Projekt Wspólnoty, mając na względzie dobrobyt i pokojowe współżycie mieszkańców, uznać można za sukces. Trudno w historii świata nowożytnego znaleźć przykłady lepszej koegzystencji mieszkańców Starego Kontynentu. Przez wiele lat porządek nowoczesnej Europy wydawał się trwały. Pojawiły się nawet głosy o końcu historii takiej, jaką znamy. Konflikt, którym żywiły się dzieje, miał zostać zastąpiony przez miękkie rozwiązania koncyliacyjne. Tak się jednak nie stało.
Utopia wypiera wizję
Ojcowie Założyciele wspólnoty europejskiej mieli odważną wizję, jaką było zjednoczenie Europy. Wizja ta wynikała ze sprzeciwu wobec totalitaryzmu, miała chronić przed powtórzeniem najciemniejszych wydarzeń z historii XX wieku oraz zapewnić społeczeństwom dobrobyt i socjalną ochronę. Unia Europejska nigdy nie rozstała się z ambicjami wcielania w życie idei demokracji, a jednocześnie chciała odrzucić wszystko, co przypominało totalitaryzm.
Postawę tę można zrozumieć, biorąc pod uwagę bezpośrednie doświadczenia zachodnich Europejczyków. Dla nich totalitaryzm miał przede wszystkim postać brutalnego nacjonalizmu, rasizmu oraz imperialnych ambicji. Zapomniano o doświadczeniach mieszkańców wschodu, a dla nich kategoria narodu nie kojarzy się wcale ze złem. Przywiązanie do idei narodowej wspólnoty pozwalało zachować Polakom, Czechom, Węgrom czy Słowakom własną tożsamość.
Ponadto, traktowanie z rezerwą lewicowych idei również podyktowane jest tym, że Polacy czy Węgrzy doświadczyli na własnej skórze bezpośrednich skutków ukąszenia marksizmem. Hasło „każdemu wobec potrzeb” w praktyce przełożyło się na puste sklepowe półki. Promowany „internacjonalizm” był jedynie maską radzieckiego imperializmu. Wizja powszechnego pokoju i dobrobytu nastąpić miała „już jutro”, należało tylko pokonać wieczne „przejściowe” trudności.

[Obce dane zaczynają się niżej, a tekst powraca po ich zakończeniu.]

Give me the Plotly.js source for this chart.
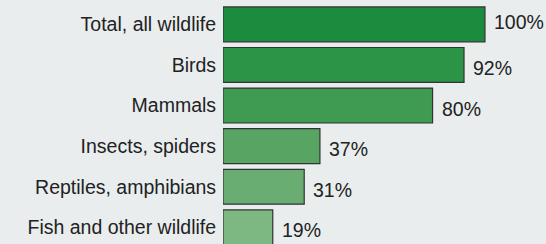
<!DOCTYPE html>
<html>
<head>
<meta charset="utf-8">
<script src="https://cdn.plot.ly/plotly-3.0.1.min.js"></script>
<style>
html,body{margin:0;padding:0;background:#e9edee;}
#chart{width:546px;height:244px;}
</style>
</head>
<body>
<div id="chart"></div>
<script>
const categories = ["Total, all wildlife", "Birds", "Mammals", "Insects, spiders", "Reptiles, amphibians", "Fish and other wildlife"];
const values = [100, 92, 80, 37, 31, 19];
const valueLabels = ["100%", "92%", "80%", "37%", "31%", "19%"];
const barColors = ["#1b8c3d", "#2c9447", "#3f9a52", "#58a563", "#6aad72", "#7db882"];

const FONT = "Liberation Sans, Arial, sans-serif";

const trace = {
  type: "bar",
  orientation: "h",
  y: categories,
  x: values,
  marker: {color: barColors, line: {color: "#333333", width: 1.2}},
  hoverinfo: "none"
};

const annotations = categories.map((c, i) => ({
  x: values[i], y: c, xref: "x", yref: "y",
  text: valueLabels[i], showarrow: false,
  xanchor: "left", yanchor: "middle", xshift: 7, yshift: i === 0 ? 2 : -3,
  font: {family: FONT, size: 19.5, color: "#222"}
}));

const layout = {
  width: 546, height: 244,
  margin: {l: 223, r: 0, t: 0, b: 0, pad: 0},
  paper_bgcolor: "rgba(0,0,0,0)",
  plot_bgcolor: "rgba(0,0,0,0)",
  bargap: 0.14,
  showlegend: false,
  annotations: annotations,
  font: {family: FONT, size: 19.5, color: "#222"},
  xaxis: {range: [0, 123.3], showgrid: false, zeroline: false, showticklabels: false, showline: false, fixedrange: true},
  yaxis: {type: "category", range: [5.41, -0.6], showgrid: false, zeroline: false, showline: false,
          ticks: "outside", ticklen: 2, tickcolor: "rgba(0,0,0,0)",
          tickfont: {family: FONT, size: 19.5, color: "#222"}, fixedrange: true}
};

Plotly.newPlot("chart", [trace], layout, {displayModeBar: false, staticPlot: true});
</script>
</body>
</html>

Mieszkańcy Europy Środkowej długo walczyli o to, żeby nie roztopić się w magmie rozmaitych imperiów – od monarchii Habsburgów do ZSRR. Granica państwa w środkowoeuropejskiej tradycji jest czymś niemal uświęconym, dowodem upragnionej niezależności, nie zaś synonimem zbędnych ograniczeń. Niewielu chce powrotu granic takich, jakie znamy z czasów zimnej wojny, lecz jednocześnie niewielu twierdzi, że są one całkiem niepotrzebne. Myśleć w ten sposób może były premier Luksemburga, lecz nie cała Wspólnota. Wizja Europy zjednoczonej nie straciła na atrakcyjności, lecz utopia państwa bez granic, do którego ściągają wszyscy chętni z całego świata, zagraża samej idei Wspólnoty.
Zagrożenie dla Schengen
Od roku 1995 strefa Schengen się poszerza. Ponad 400 milionów mieszkańców może swobodnie podróżować, zmieniać miejsce zamieszkania, zakochiwać się i prowadzić interesy w niemal każdym kraju Unii bez konieczności przechodzenia niewygodnych formalności paszportowych. Trudno wyobrazić sobie lepszy dowód integracji i harmonijnego współżycia mieszkańców Starego Kontynentu. To osiągnięcie jednak może zostać zaprzepaszczone przez brak rozsądku polityków unijnych.
Układ Schengen przewidywał wyraźnie wzmocnienie granic zewnętrznych Unii. Włochy, Hiszpania, Portugalia i w pewnym momencie Węgry, pomimo zapewnień o solidarności zostały pozostawione same sobie. Firmy oszczędzały dziesiątki milionów dziennie na swobodnym przepływie towarów, a jednocześnie państwa Unii niechętnie wydawały pieniądze na ochronę granicy śródziemnomorskiej.
Smutna konieczność stawiania granic
Parafrazując Hegla można powiedzieć, że oddzielanie się ludzi granicami jest „smutną koniecznością”. Jednak znosząc je wszystkie bardzo szybko doprowadzimy do powstania wielu kolejnych. Jeśli społeczeństwa staną przed dylematem: bezpieczeństwo czy otwarte granice, bez wątpienia wybiorą to pierwsze. Z resztą już wybierają, tyle że nie wszyscy są na tyle trzeźwi, żeby to dostrzec.